Вдруг обе руки вместе стали охотно предлагать хрущобы желающим сдать две отдельные комнаты, в каждую из которых можно было бы вселить этих одиночек и малосемейных из освобождаемых общежитий.
Уже шел 1962-й, мы с Юрой были на пятом курсе. Разумеется, ради безопасности обожаемого Мишеньки мы были согласны потерять семь квадратных метров, а Валя с мамой – оказаться в проходной комнате, но зато без скандалов с соседями на кухне. Мы переехали в «отдельную квартиру» и в целом соглашались с дядей Исааком, который, навестив нас, повторял:
– Отдельная квартира – это постоянно действующий санаторий.
Юра делал чертежи к диплому, оперев чертежную доску на ванну.
Позже я печатала на машинке кандидатскую диссертацию в маленькой, но «своей» кухне.
Мы с Юрой с первых дней поняли, что Валя не заслуживает такого существования.

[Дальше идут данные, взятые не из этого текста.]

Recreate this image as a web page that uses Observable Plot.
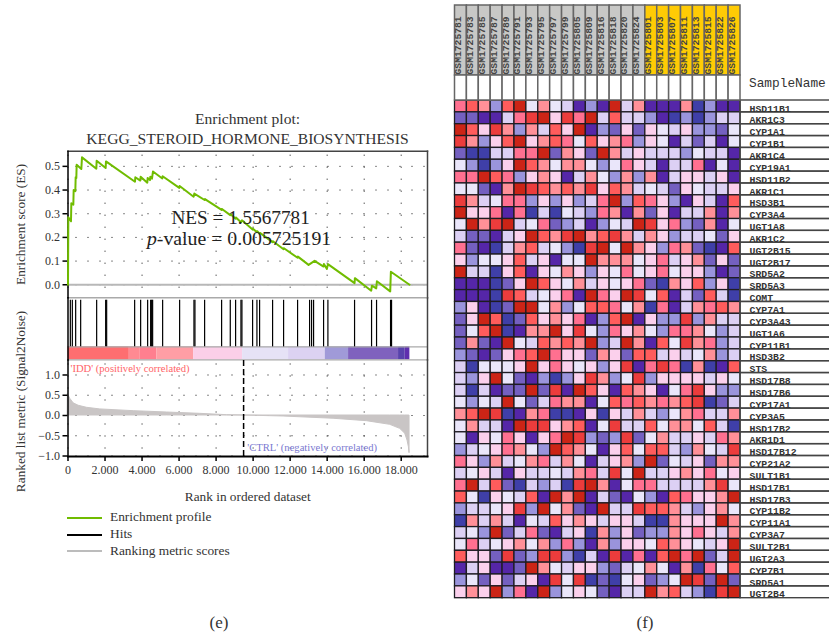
<!DOCTYPE html>
<html><head><meta charset="utf-8">
<script src="https://cdn.jsdelivr.net/npm/d3@7"></script>
<script src="https://cdn.jsdelivr.net/npm/@observablehq/plot@0.6"></script>
<style>
html,body{margin:0;padding:0;background:#fff}
#page{position:relative;width:829px;height:639px;overflow:hidden;background:#fff}
#page svg{position:absolute;left:0;top:0;background:transparent}
.t{position:absolute;white-space:nowrap;font-family:"Liberation Serif",serif;color:#333;line-height:1}
.l{position:absolute;height:2px}
</style></head><body><div id="page"></div>
<script>
const esRank=[0,18,162,180,288,306,396,414,450,468,720,756,1530,1548,2034,2052,3618,3636,3906,3924,4284,4302,4428,4446,4536,4590,5094,5112,6012,6030,6786,6822,7380,7398,8298,8316,8766,8784,9054,9072,9342,9396,9972,9990,10206,10224,10350,10368,11052,11070,11646,11664,12402,12420,12996,13320,13806,13824,13986,14040,15480,15498,16380,16416,16650,16686,17406,17442,18450];
const esScore=[0,.285,.268,.344,.338,.4,.395,.454,.451,.507,.489,.538,.49,.524,.493,.521,.435,.454,.44,.456,.431,.451,.442,.456,.448,.478,.449,.458,.409,.417,.372,.385,.358,.362,.316,.32,.294,.298,.279,.284,.264,.272,.233,.237,.222,.226,.215,.219,.18,.184,.15,.154,.114,.119,.084,.101,.077,.088,.067,.087,.007,.028,-.025,-.004,-.015,.015,-.028,.055,0];
const hitRanks=[126,234,414,684,1548,2034,2088,3600,3924,4302,4464,4518,4572,5112,6030,6804,6858,7380,8298,8766,9054,9342,9396,9972,10206,10350,11052,11646,12402,13050,13158,13266,13806,14040,15480,16398,16668,17424,17478];
const barEdges=[0,3312,3906,4806,6786,9432,11916,13896,15156,17856,18216,18468];
const barColors=["#fe6e70","#ff8a92","#ff7f8f","#ff9ea5","#fbcfe8","#e6e2f6","#dcd2f2","#a09ad8","#7f62be","#5842ac","#5f2fae"];
const metricRank=[0,126,306,576,1026,1746,3546,5346,7146,8586,9486,11646,14346,16146,17406,17946,18216,18342,18414,18450];
const metricValue=[.52,.41,.3,.24,.19,.15,.107,.074,.041,.008,0,-.025,-.08,-.14,-.23,-.33,-.45,-.62,-.78,-.93];
const xTicks=[0,2000,4000,6000,8000,10000,12000,14000,16000,18000];
const esTicks=[0,.1,.2,.3,.4,.5];
const metricTicks=[-1,-.5,0,.5,1];
const samples=["GSM1725781","GSM1725783","GSM1725785","GSM1725787","GSM1725789","GSM1725791","GSM1725793","GSM1725795","GSM1725797","GSM1725799","GSM1725805","GSM1725809","GSM1725816","GSM1725818","GSM1725820","GSM1725824","GSM1725801","GSM1725803","GSM1725807","GSM1725811","GSM1725813","GSM1725815","GSM1725822","GSM1725826"];
const greyCount=16;
const genes=["HSD11B1","AKR1C3","CYP1A1","CYP1B1","AKR1C4","CYP19A1","HSD11B2","AKR1C1","HSD3B1","CYP3A4","UGT1A8","AKR1C2","UGT2B15","UGT2B17","SRD5A2","SRD5A3","COMT","CYP7A1","CYP3A43","UGT1A6","CYP11B1","HSD3B2","STS","HSD17B8","HSD17B6","CYP17A1","CYP3A5","HSD17B2","AKR1D1","HSD17B12","CYP21A2","SULT1B1","HSD17B1","HSD17B3","CYP11B2","CYP11A1","CYP3A7","SULT2B1","UGT2A3","CYP7B1","SRD5A1","UGT2B4"];
const levels={B:"#3f3fa8",P:"#5526a8",M:"#7460c0",L:"#9a94dc",V:"#dcd0f4",W:"#eae6fa",K:"#fbd0ec",S:"#ff9098",F:"#ff7090",R:"#ff5c5c",O:"#ec3c3c",D:"#cc2416"};
const heat=["FRSLRDWSWVPLPDVSPPPSBLPP","MMPPVFODKOFDVRVVLPBLBLVV","DRKOSLSVRKDPLMKMKWVKLLMW","OSLKRDKSRFWRKSFLKWPVMVPW","MBBVVFFDMSKMDSVKVVVLWVVP","WLBLKDRSWSSWLWFKVPVVFPWP","FFDRFLKSKPVSWLSLSPVKKVKP","WWMPSDORSRSOKRSVWVMKWVVK","OSVWFFLKLKLVFDLRFKLPKVPR","DKKFPFBVBWVLFSPSMKPVVSPS","WDSODVWFMLVPLWVDOKFLMSPW","VMMPVKDRSODSROSVSKLVVWMK","FMPBVSRVWLBODWDSKLFSMBPR","KLWWKRVKPWWDSSSWKFVKSMKM","DVVBKRPKWSKLKWFWKFWKKLPM","PPPBMKDRKWSVKWKFMBSKRLKB","PPPBORVWKFPDFKDOWRPVMRVB","LKPBMDDWSLWRRFWSBFPVSFRS","MKDRBMRKSKFPLRDPKLLOLSVV","MWRDBPSSDKOWLFKSWLFFSWLV","MSMPDWVRSRSDLVDSPRWOSFLV","LMPMKFRDFKKMSKMRRVKVWSLV","VBWWWKDKFKWKLKOPFOFBSBPR","VLKDWMPLBLKOSLWOLKKKKVKW","VBVPMMDMOPDRKPRSKPWFOKLL","WLWVDWMVFSSPWRFRSFSROBMV","SRDOBPSFBBPKBKVSVLWSFVVS","WSVVPDOOKSRPWOVVRWSSWRVB","WPKWFKPKFDOLMLOMWSVVKVFS","LVWKFSWLDRSWPKRWRRVLSWVO","FKLSVWSFVSWPVKSLDMWVKMSS","VWKVPKVVWVSFVOWDVVKSKFWK","FDVRMBVLVBODSPWFFVVVVSOW","RWBKWVRPDSDPVMPWLPRFKKSD","LVVWKOLDWSMPDVVORRSVLKSW","BSVSVPWVRKSKVKKVBBSKKKDS","VWLDMVFMPVKBSLKMLLSKFKVS","WFVWKSWSLFLPSLKKWRSKWVKD","RKKMOMLOOLBVPOPFPRDFDMVD","PVKPPMDSWVKKLMVWSWPSBFWR","LWMKMVKPOWOBMBWKMLWDOMDM","KSKDLFPDLWKWMPVVDSRVLBOD"];

const page=document.getElementById("page");
const W=829,H=639,serif='"Liberation Serif",serif',mono='"Liberation Mono",monospace';
const rankX={domain:[0,19420],axis:null};
const fmtRank=d=>d===0?"0":d3.format(",")(d).replace(",",".");
const dotted=(ys)=>[
  Plot.ruleX(xTicks,{stroke:"#111",strokeWidth:1,strokeDasharray:"1,11",strokeDashoffset:-4}),
  Plot.ruleY(ys,{stroke:"#111",strokeWidth:1,strokeDasharray:"1,11",strokeDashoffset:-8})
];
const base={width:W,height:H,marginLeft:67.5,marginRight:402,style:{fontFamily:serif,fontSize:"13.3px",color:"#333",background:"transparent"}};
const yAxis=(ticks)=>Plot.axisY(ticks,{tickFormat:d3.format(".1f"),tickSize:5,tickPadding:3,stroke:"#000",strokeWidth:1.5,label:null,fill:"#333",fontSize:12});

// Enrichment score panel
page.append(Plot.plot({...base,marginTop:150.7,marginBottom:H-297.3,x:rankX,
  y:{domain:[-.055,.564],axis:null},
  marks:[
    ...dotted(esTicks),
    Plot.ruleY([0],{stroke:"#b8b8b8",strokeWidth:2}),
    Plot.frame({anchor:"top",stroke:"#444",strokeWidth:1.5}),
    Plot.frame({anchor:"right",stroke:"#444",strokeWidth:1.5}),
    Plot.frame({anchor:"bottom",stroke:"#aaa",strokeWidth:1.5}),
    Plot.frame({anchor:"left",stroke:"#000",strokeWidth:1.5}),
    yAxis(esTicks),
    Plot.text(["Enrichment score (ES)"],{frameAnchor:"left",dx:-47,y:.255,rotate:-90,textAnchor:"middle",fill:"#333"}),
    Plot.line(esRank,{x:d=>d,y:(d,i)=>esScore[i],stroke:"#70bc00",strokeWidth:2,curve:"linear"}),
    Plot.text(["NES = 1.5567781"],{x:9325,y:.284,fontSize:19.2,fill:"#222"}),
    Plot.text(["p"],{x:4800,y:.195,fontSize:19.8,fontStyle:"italic",textAnchor:"end",fill:"#222"}),
    Plot.text(["-value = 0.005725191"],{x:4800,y:.195,fontSize:19.8,textAnchor:"start",fill:"#222"})
  ]}));

// Hits and colour band
page.append(Plot.plot({...base,marginTop:297.3,marginBottom:H-359.4,x:rankX,
  y:{domain:[0,1],axis:null},
  marks:[
    Plot.rect(barColors,{x1:(d,i)=>barEdges[i],x2:(d,i)=>barEdges[i+1],y1:0,y2:.21,fill:d=>d}),
    Plot.ruleY([0,.21],{stroke:"#aaa",strokeWidth:1.2}),
    Plot.ruleX(hitRanks,{y1:.21,y2:.96,stroke:"#000",strokeWidth:1.2}),
    Plot.frame({anchor:"right",stroke:"#444",strokeWidth:1.5}),
    Plot.frame({anchor:"left",stroke:"#000",strokeWidth:1.5})
  ]}));

// Ranked list metric
page.append(Plot.plot({...base,marginTop:359.5,marginBottom:H-456,
  x:{domain:[0,19420]},y:{domain:[-1.012,1.37],axis:null},
  marks:[
    ...dotted(metricTicks),
    Plot.areaY(metricRank,{x:d=>d,y:(d,i)=>metricValue[i],fill:"#c9c5c5",stroke:"#c9c5c5",strokeWidth:1,curve:"linear"}),
    Plot.ruleX([9486],{y1:-1.012,y2:1.37,stroke:"#000",strokeWidth:1.5,strokeDasharray:"6,3"}),
    Plot.frame({anchor:"right",stroke:"#444",strokeWidth:1.5}),
    Plot.frame({anchor:"left",stroke:"#000",strokeWidth:1.5}),
    Plot.frame({anchor:"bottom",stroke:"#000",strokeWidth:2}),
    yAxis(metricTicks),
    Plot.text(["Ranked list metric (Signal2Noise)"],{frameAnchor:"left",dx:-47,y:.346,rotate:-90,textAnchor:"middle",fill:"#333"}),
    Plot.axisX(xTicks,{tickFormat:fmtRank,tickSize:5,tickPadding:4,stroke:"#000",strokeWidth:1.5,label:null,fill:"#333",fontSize:12}),
    Plot.text(["Rank in ordered dataset"],{frameAnchor:"bottom",dy:44,fill:"#333"}),
    Plot.text(["'IDD' (positively correlated)"],{x:135,y:1.168,textAnchor:"start",fill:"#ff6468",fontSize:10.6}),
    Plot.text(["'CTRL' (negatively correlated)"],{x:9686,y:-.783,textAnchor:"start",fill:"#7a78d0",fontSize:10.6})
  ]}));

// Heat map body
const cells=heat.flatMap((row,r)=>samples.map((s,c)=>({gene:genes[r],sample:s,code:row[c]})));
const hmStyle={fontFamily:mono,background:"transparent"};
const sx={domain:samples,axis:null,padding:0,round:false};
const sy={domain:genes,axis:null,padding:0,round:false};
page.append(Plot.plot({width:W,height:H,marginLeft:454.5,marginRight:89,marginTop:100,marginBottom:H-597.7,style:hmStyle,
  x:sx,y:sy,
  marks:[Plot.cell(cells,{x:"sample",y:"gene",fill:d=>levels[d.code],stroke:"#1e1c22",strokeWidth:1.3})]}));

// Gene labels with their row lines
page.append(Plot.plot({width:W,height:H,marginLeft:740,marginRight:-4,marginTop:100,marginBottom:H-597.7,style:hmStyle,
  y:sy,
  marks:[
    Plot.cell(genes,{y:d=>d,fill:"none",stroke:"#444",strokeWidth:1.4}),
    Plot.text(genes,{y:d=>d,frameAnchor:"left",dx:9,dy:2,text:d=>d,textAnchor:"start",fontSize:9.8,fontWeight:"bold",fill:"#333"})
  ]}));

// Column headers
page.append(Plot.plot({width:W,height:H,marginLeft:454.5,marginRight:89,marginTop:5,marginBottom:H-75,style:hmStyle,
  x:sx,y:{axis:null},
  marks:[
    Plot.cell(samples,{x:d=>d,fill:(d,i)=>i<greyCount?"#c8c8c6":"#ffcb05",stroke:"#666",strokeWidth:1.5}),
    Plot.text(samples,{x:d=>d,frameAnchor:"bottom",dy:-1,rotate:-90,textAnchor:"start",text:d=>d,fontSize:9.7,fontWeight:"bold",fill:"#444"})
  ]}));
page.append(Plot.plot({width:W,height:H,marginLeft:454.5,marginRight:89,marginTop:75,marginBottom:H-100,style:hmStyle,
  x:sx,y:{axis:null},
  marks:[Plot.cell(samples,{x:d=>d,fill:"#fff",stroke:"#666",strokeWidth:1.5})]}));

// Titles, legend, captions
const addText=(s,x,y,size,opt={})=>{const e=document.createElement("div");e.className="t";e.textContent=s;
  e.style.left=x+"px";e.style.top=y+"px";e.style.fontSize=size+"px";
  e.style.transform=`translate(${opt.center?"-50%":"0"},-50%)`;
  if(opt.font)e.style.fontFamily=opt.font;page.append(e);};
addText("Enrichment plot:",247.5,119,15.6,{center:true});
addText("KEGG_STEROID_HORMONE_BIOSYNTHESIS",247.5,139,15.6,{center:true});
[["Enrichment profile","#70bc00",517.5],["Hits","#000",534.5],["Ranking metric scores","#bcbcbc",551]].forEach(([s,c,y])=>{
  const l=document.createElement("div");l.className="l";l.style.cssText=`left:67px;width:35px;top:${y-1}px;background:${c}`;page.append(l);
  addText(s,110,y-0.5,13.4);
});
addText("(e)",219,622,17,{center:true});
addText("(f)",645,622,17,{center:true});
addText("SampleName",749,84,12.8,{font:mono});
</script></body></html>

И в таких условиях ей никогда не устроить свою жизнь. Поэтому по общему решению Валя записалась куда-то в очередь (все тогда требовало стояния в очередях), и мы начали собирать деньги на кооперативную квартиру. Мы отдавали деньги маме, и по нашему расчету мы с Юрой должны были внести две трети от необходимого первого взноса. Через два года мама сказала, что необходимая тысяча шестьсот рублей собрана (сорок процентов от общей стоимости в четыре тысячи на двухкомнатную квартиру с жилой площадью в двадцать пять метров).
Валя переехала, мама какое-то время продолжала жить с нами и растить Мишу, пока не настал его дерзкий возраст, и его непослушание кончалось повышением ее кровяного давления.
Она все равно пыталась контролировать его дистанционно и достаточно часто звонила мне на работу, требуя моего вмешательства:
– Представляешь, я звонила полчаса назад, и Миша еще не начинал делать уроки, а сейчас я позвонила, и он сказал, что он уже их сделал. (Миша никогда не врал, как и всю последующую жизнь, но я еле сдерживалась, чтобы не сожалеть об этом).
Мы прожили в этой квартире двенадцать лет.
Миша учился в так называемой «английской» школе. Нас туда «приняли» без проблем, поскольку мы жили, что называется, в том же микрорайоне (на той же улице, где находилась школа). Большинство других ребят жили далеко и были особыми детьми из семей, по определению ориентированных либо на жизнь за границей или, как минимум, на обучение детей в МГИМО. По-видимому, им это было как-то гарантированно, и Миша впитал от остальных ребят, что учить уроки, кроме английского, – дурость. У него, разумеется, была пятерка по биологии и английскому, четверки по математике, но все остальные – тройки.